The US victory lap on job creation is in full swing, with just 5.8% of American workers who want jobs unable to find one.
But as that number falls, there is looming specter behind it: The number of Americans who want to work—who are participating in the labor force—has been on a steady downward plunge to levels not seen since the seventies.
This is a significant change in the economy, but it’s not entirely clear yet why it’s happening—while the large Baby Boom generation is retiring, demographers say that isn’t the reason we’re seeing a reduction in the labor force participation rate. That suggests the culprit is other social and cultural trends, and that maybe the shrinking participation rate actually isn’t a bad thing.
“What is our socially desirable rate of participation?” Nicolas Petrosky-Nadeau, a Carnegie Mellon economist currently on leave at the San Francisco Federal Reserve bank, asks. “The truth is, we don’t know. There’s an immediate reaction to think that a decline in participation is necessarily a bad thing, [but] you can imagine it as an improvement of society’s organization of work, and individuals desire not to work, and that is the best outcome.”
Bottom’s up, top’s down
Petrosky-Nadeau and Stanford economist Robert Hall are trying to come up with an answer to this question by figuring out exactly who is leaving the labor force. Using a survey of Americans that asks whether and how much they work, how much they earn and how frequently they use government programs, they are able to break out labor force participation by income, with some interesting results:
When Hall testified about this research before the Senate finance committee last week, his primary conclusion was that the government safety net is not leading the poorest Americans to avoid work: Households making an average of less than $935 a month, or $11,220 a year, between 1996 and 2013, have seen their participation in the labor force rise steadily over the last two decades. The lowest quartile of American earners, earning an average of $1,740 a month, or $20,880 annually, have seen their participation rate rise as well. One probable reason: Declining real wages at the bottom mean that more work must be done in each household to maintain the same standard of living.

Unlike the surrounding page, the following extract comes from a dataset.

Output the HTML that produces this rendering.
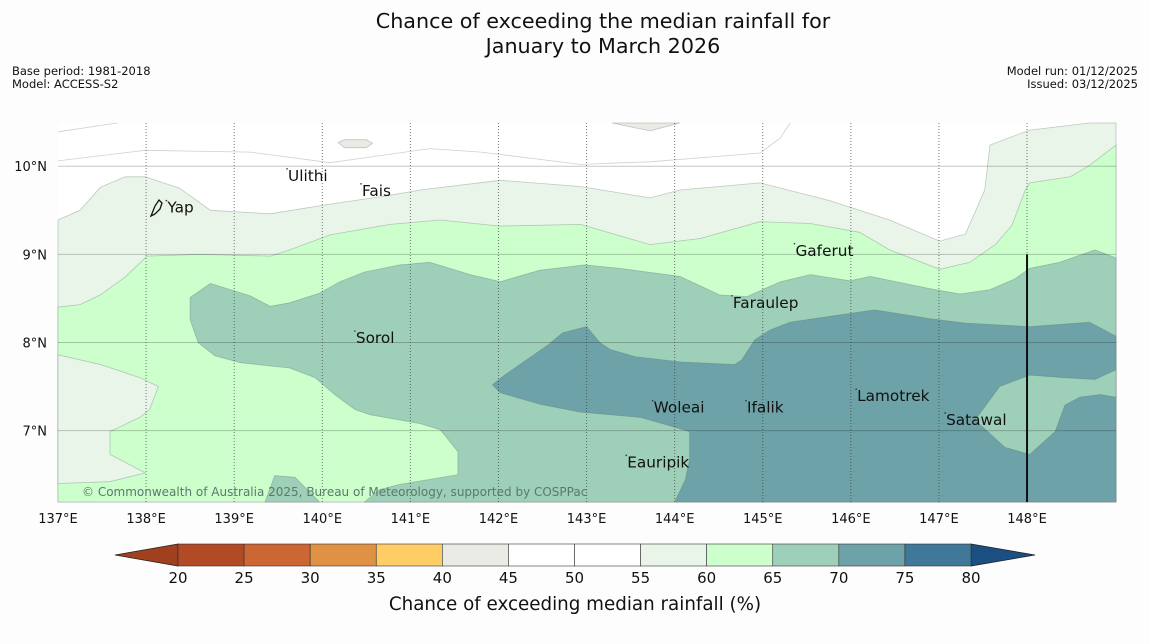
<!DOCTYPE html>
<html><head><meta charset="utf-8"><style>
html,body{margin:0;padding:0;background:#fdfdfd;}
svg{display:block;font-family:"DejaVu Sans","Liberation Sans",sans-serif;}
</style></head><body>
<svg id="chart" width="1150" height="644" viewBox="0 0 1150 644" xmlns="http://www.w3.org/2000/svg">
<rect x="0" y="0" width="1150" height="644" fill="#fdfdfd"/>
<text x="603" y="28" text-anchor="middle" font-size="20.7" fill="#111">Chance of exceeding the median rainfall for</text>
<text x="603" y="53" text-anchor="middle" font-size="20.7" fill="#111">January to March 2026</text>
<text x="12" y="75" font-size="11.5" fill="#111">Base period: 1981-2018</text>
<text x="12" y="88" font-size="11.5" fill="#111">Model: ACCESS-S2</text>
<text x="1138" y="75" text-anchor="end" font-size="11.5" fill="#111">Model run: 01/12/2025</text>
<text x="1138" y="88" text-anchor="end" font-size="11.5" fill="#111">Issued: 03/12/2025</text>
<g id="map"></g>
<g id="cbar"></g>
</svg>
<script>
// Axis extents
const lonMin = 137, lonMax = 149.01, latMin = 6.19, latMax = 10.49;
const lonTicks = [137,138,139,140,141,142,143,144,145,146,147,148];
const latTicks = [10,9,8,7];
const levelBounds = [20,25,30,35,40,45,50,55,60,65,70,75,80];
const levelColors = ["#b34a26","#cc6633","#e09244","#ffcc66","#ebebe6","#ffffff","#ffffff","#eaf5ea","#ccffcc","#9ecfb8","#6da3a8","#3f7898"];
const underColor = "#a0401e", overColor = "#1b4f82";

// Contour polygons (lon, lat)
const band5560Top = [[137.00,9.39],[137.25,9.50],[137.48,9.76],[137.76,9.88],[137.99,9.88],[138.38,9.75],[138.73,9.50],[139.41,9.46],[140.09,9.57],[140.77,9.67],[141.11,9.73],[142.02,9.84],[142.93,9.77],[143.72,9.64],[144.06,9.73],[144.97,9.81],[145.76,9.61],[146.44,9.39],[147.01,9.15],[147.30,9.23],[147.52,9.73],[147.58,10.24],[148.03,10.41],[148.71,10.49],[149.01,10.49]];
const band6065Top = [[137.00,8.40],[137.25,8.43],[137.48,8.54],[137.76,8.74],[138.01,8.98],[138.61,9.00],[139.41,8.98],[139.63,9.05],[140.09,9.22],[140.77,9.34],[141.34,9.39],[142.02,9.32],[142.93,9.34],[143.72,9.11],[144.29,9.18],[144.97,9.37],[145.54,9.35],[146.10,9.25],[146.44,9.05],[147.01,8.83],[147.35,8.91],[147.64,9.11],[147.83,9.33],[147.98,9.73],[148.03,9.81],[148.49,9.88],[148.71,10.01],[149.01,10.24]];
const pocket5560 = [[137.00,7.86],[137.48,7.75],[137.93,7.60],[138.14,7.50],[138.04,7.24],[137.93,7.15],[137.59,6.99],[137.59,6.73],[137.99,6.52],[137.59,6.42],[137.00,6.40]];
const blob6570 = [[138.50,8.51],[138.73,8.67],[139.18,8.53],[139.41,8.41],[139.63,8.45],[139.97,8.56],[140.20,8.69],[140.48,8.80],[140.88,8.88],[141.22,8.91],[141.68,8.77],[142.02,8.69],[142.47,8.82],[142.98,8.88],[143.38,8.84],[144.06,8.75],[144.51,8.54],[144.82,8.52],[145.20,8.69],[145.54,8.77],[145.99,8.70],[146.22,8.75],[146.90,8.61],[147.24,8.55],[147.58,8.60],[147.86,8.72],[148.03,8.84],[148.37,8.91],[148.77,9.05],[149.01,8.96],[149.01,6.19],[140.48,6.19],[140.65,6.33],[140.88,6.39],[141.54,6.50],[141.54,6.76],[141.34,7.01],[141.11,7.08],[140.54,7.18],[140.37,7.24],[140.14,7.41],[139.92,7.60],[139.63,7.71],[139.07,7.77],[138.78,7.85],[138.59,8.00],[138.50,8.26]];
const small6570 = [[139.35,6.19],[139.46,6.49],[139.69,6.47],[139.97,6.19]];
const blob7075 = [[141.93,7.52],[142.07,7.63],[142.56,7.97],[142.73,8.11],[143.00,8.18],[143.15,8.00],[143.27,7.92],[143.55,7.84],[144.06,7.78],[144.68,7.75],[144.76,7.80],[144.91,8.03],[145.08,8.14],[145.31,8.23],[145.65,8.28],[146.27,8.37],[146.90,8.27],[147.30,8.22],[148.03,8.18],[148.71,8.23],[149.01,8.07],[149.01,6.19],[144.00,6.19],[144.12,6.44],[144.17,6.67],[144.17,6.99],[143.89,7.07],[143.61,7.15],[142.93,7.21],[142.47,7.30],[142.02,7.43]];
const patch6570 = [[149.01,7.69],[148.77,7.58],[148.43,7.60],[148.03,7.63],[147.69,7.50],[147.58,7.35],[147.41,7.12],[147.75,6.81],[148.03,6.73],[148.32,6.99],[148.43,7.29],[148.60,7.38],[148.83,7.41],[149.01,7.38]];
const grey4045a = [[140.18,10.27],[140.25,10.30],[140.50,10.30],[140.57,10.26],[140.50,10.21],[140.25,10.21]];
const grey4045b = [[143.29,10.49],[144.06,10.49],[143.72,10.40]];
const whiteLineA = [[137.00,10.06],[137.99,10.18],[139.18,10.16],[140.09,10.04],[141.22,10.20],[141.80,10.16],[142.93,10.02],[143.72,10.05],[144.97,10.15],[145.20,10.32],[145.31,10.49]];
const whiteLineB = [[137.00,10.39],[137.67,10.49]];

// Places
const placeNames = ["Ulithi","Fais","Yap","Gaferut","Faraulep","Sorol","Woleai","Ifalik","Lamotrek","Satawal","Eauripik"];
const placeLon = [139.60,140.44,138.23,145.36,144.65,140.37,143.75,144.81,146.06,147.07,143.45];
const placeLat = [9.97,9.80,9.61,9.12,8.53,8.13,7.34,7.34,7.47,7.20,6.72];

const X0=58, X1=1116, Y0=123, Y1=502;
const xS = lon => X0 + (lon-lonMin)/(lonMax-lonMin)*(X1-X0);
const yS = lat => Y0 + (latMax-lat)/(latMax-latMin)*(Y1-Y0);
const NS="http://www.w3.org/2000/svg";
const map=document.getElementById('map');
function mk(tag,attrs,parent){const e=document.createElementNS(NS,tag);for(const k in attrs)e.setAttribute(k,attrs[k]);parent.appendChild(e);return e;}
function pts(arr){return arr.map(p=>xS(p[0]).toFixed(1)+","+yS(p[1]).toFixed(1)).join(" ");}

let e;
e=mk('rect',{x:X0,y:Y0,width:X1-X0,height:Y1-Y0,fill:levelColors[5]},map);


const bottomR=[[lonMax,latMin],[lonMin,latMin]];
function poly(arr,col,name,closeBottom){
  const a = closeBottom? arr.concat(bottomR):arr;
  const p=mk('polygon',{points:pts(a),fill:col,stroke:"rgba(90,110,100,0.35)","stroke-width":0.8},map);
  
  
}
poly(band5560Top,levelColors[7],'contour-55-60',true);
poly(band6065Top,levelColors[8],'contour-60-65',true);
poly(pocket5560,levelColors[7],'contour-55-60-west',false);
poly(blob6570,levelColors[9],'contour-65-70',false);
poly(small6570,levelColors[9],'contour-65-70-small',false);
poly(blob7075,levelColors[10],'contour-70-75',false);
poly(patch6570,levelColors[9],'contour-65-70-east',false);
poly(grey4045a,levelColors[4],'contour-40-45-a',false);
poly(grey4045b,levelColors[4],'contour-40-45-b',false);
[whiteLineA,whiteLineB].forEach((l,i)=>{
  const pl=mk('polyline',{points:pts(l),fill:"none",stroke:"rgba(120,120,120,0.35)","stroke-width":0.8},map);
  
  
});
latTicks.forEach(t=>{
  const l=mk('line',{x1:X0,x2:X1,y1:yS(t),y2:yS(t),stroke:"rgba(0,0,0,0.22)","stroke-width":1},map);
  
  
  const tx=mk('text',{x:47,y:yS(t)+5,"text-anchor":"end","font-size":13,fill:"#111"},map);
  tx.textContent=t+"°N";
  
  
});
lonTicks.forEach(t=>{
  if(t>lonMin){
    const l=mk('line',{x1:xS(t),x2:xS(t),y1:Y0,y2:Y1,stroke:"rgba(60,60,60,0.7)","stroke-width":1,"stroke-dasharray":"1,2"},map);
    
    
  }
  const tx=mk('text',{x:xS(t),y:523,"text-anchor":"middle","font-size":13,fill:"#111"},map);
  tx.textContent=t+"°E";
  
  
});
e=mk('line',{x1:xS(148),x2:xS(148),y1:yS(9),y2:Y1,stroke:"#111","stroke-width":2},map);


// Yap island outline
e=mk('path',{d:"M151,216 L155,206 L159,200 L162,203 L160,209 L155,214 Z",fill:"none",stroke:"#111","stroke-width":1.3},map);


placeNames.forEach((n,i)=>{
  const d=mk('circle',{cx:xS(placeLon[i]),cy:yS(placeLat[i]),r:0.8,fill:"#333"},map);
  
  
  const tx=mk('text',{x:xS(placeLon[i])+1,y:yS(placeLat[i])+12,"font-size":15.3,fill:"#111"},map);
  tx.textContent=n;
  
  
});
e=mk('text',{x:82,y:496,"font-size":12,fill:"#5a7a6a"},map);
e.textContent="© Commonwealth of Australia 2025, Bureau of Meteorology, supported by COSPPac";



// Colorbar
const cb=document.getElementById('cbar');
const CX0=178, CX1=971, CY0=544, CY1=566;
const cS = v => CX0 + (v-levelBounds[0])/(levelBounds[levelBounds.length-1]-levelBounds[0])*(CX1-CX0);
e=mk('polygon',{points:`${CX0},${CY0} 115,${(CY0+CY1)/2} ${CX0},${CY1}`,fill:underColor,stroke:"#222","stroke-width":0.8},cb);


e=mk('polygon',{points:`${CX1},${CY0} 1035,${(CY0+CY1)/2} ${CX1},${CY1}`,fill:overColor,stroke:"#222","stroke-width":0.8},cb);


levelColors.forEach((c,i)=>{
  const r=mk('rect',{x:cS(levelBounds[i]),y:CY0,width:cS(levelBounds[i+1])-cS(levelBounds[i]),height:CY1-CY0,fill:c,stroke:"#333","stroke-width":0.6},cb);
  
  
});
levelBounds.forEach(v=>{
  const t=mk('text',{x:cS(v),y:583,"text-anchor":"middle","font-size":15,fill:"#111"},cb);
  t.textContent=v;
  
  
});
e=mk('text',{x:575,y:610,"text-anchor":"middle","font-size":18.3,fill:"#111"},cb);
e.textContent="Chance of exceeding median rainfall (%)";


</script>
</body></html>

Between the bottom quartile and the median income—$3,360 a month or $40,032 annually—the trend starts to diverge. The lower middle-income households have seen a small reduction in labor force participation, but that’s nothing compared to households in the high middle-income quartile, who earn up to $5,920 a month or $71,000 a year. Since 1996, the share of workers in those households has fallen by 7.2 percentage points, the highest of all. As notable: The top 10 percent of American earning households have seen their participation fall 3.6 percentage points.
What it means: The richest Americans don’t have to work as much as they used to, but the poor are working more to maintain their standard of living.
Factory workers and chilled-out teens
Take a look at the way labor force participation has changed between 1998-2000 and 2011-2013:
|Age||Men, low-income||Men, high-income||Women, low-income||Women, high-income|
|20 to 34||-4.4||-4.7||-1.9||-3.8|
|35 to 59||1.4||-1.7||0.4||-0.9|
The first thing you note is that a lot of high-income teens aren’t working. They don’t have to: Their parents are probably prioritizing education over employment. Petrosky-Nadeau says teens make up 40% of the overall drop in labor force participation, and Hall notes that the bulk of the reduction comes from teens and young people in their early twenties.
Because so much of the drop occurs on the high-income side, Hall suggests that a government policy reaction—and particularly attempts to cut the social safety net—isn’t necessary.”A study of the data on the decline does not suggest the desirability of policy changes focusing on reversing the decline,” Hall told the Senate.
Hall suggests that maybe we are approaching that “improvement of society’s organization of work” Petrosky-Nadeau talked about earlier: Less work, more (screen-oriented) leisure. “Entertainment is a lot cheaper than it was 20 years ago,” Petrosky-Nadeau notes.
Take a look at changes in American time usage:
But several problems arise from this analysis. One is that there is some non-trivial number of working-age Americans who have left the workforce not because they can spend more time watching TV but because they have trouble finding a job they want: This hollowing-out of middle class jobs, often cited as manufacturing work replaced by trade or automation, that could be behind the plunge in labor force participation for upper middle-income Americans.
The second question is about those chilled-out teens: Are they going to school, or just fooling around? With time spent on education not rising significantly and a dearth of early job experience, there is a fear that those teens may not be ready to work—or have the same earnings opportunities as their parents—when they hit prime age. Petrosky-Nadeau suggests that this may lead policymakers to think more about jobs training and apprenticeship programs.
The final problem is the opposite of the entitlements and social safety net question we’ve been focused on: Should society be worried about low-income people, and particularly low-income people over 60, having to work increasing hours to make ends meet? Shouldn’t everyone get to share in the new economy of leisure?
More to learn
Hall and Petrosky-Nadeau still have more to learn about how people make their decision to join the labor force, and how various combinations of household income and size, access to government programs, age and skill-level lead people to enter or exit the labor force.
But just in their preliminary work, you can see both the promise of the new global economy—the chance that we’ll be able to spend less time working and more time doing other things—as well as its peril—that those opportunities will be restricted to a highly-skilled minority.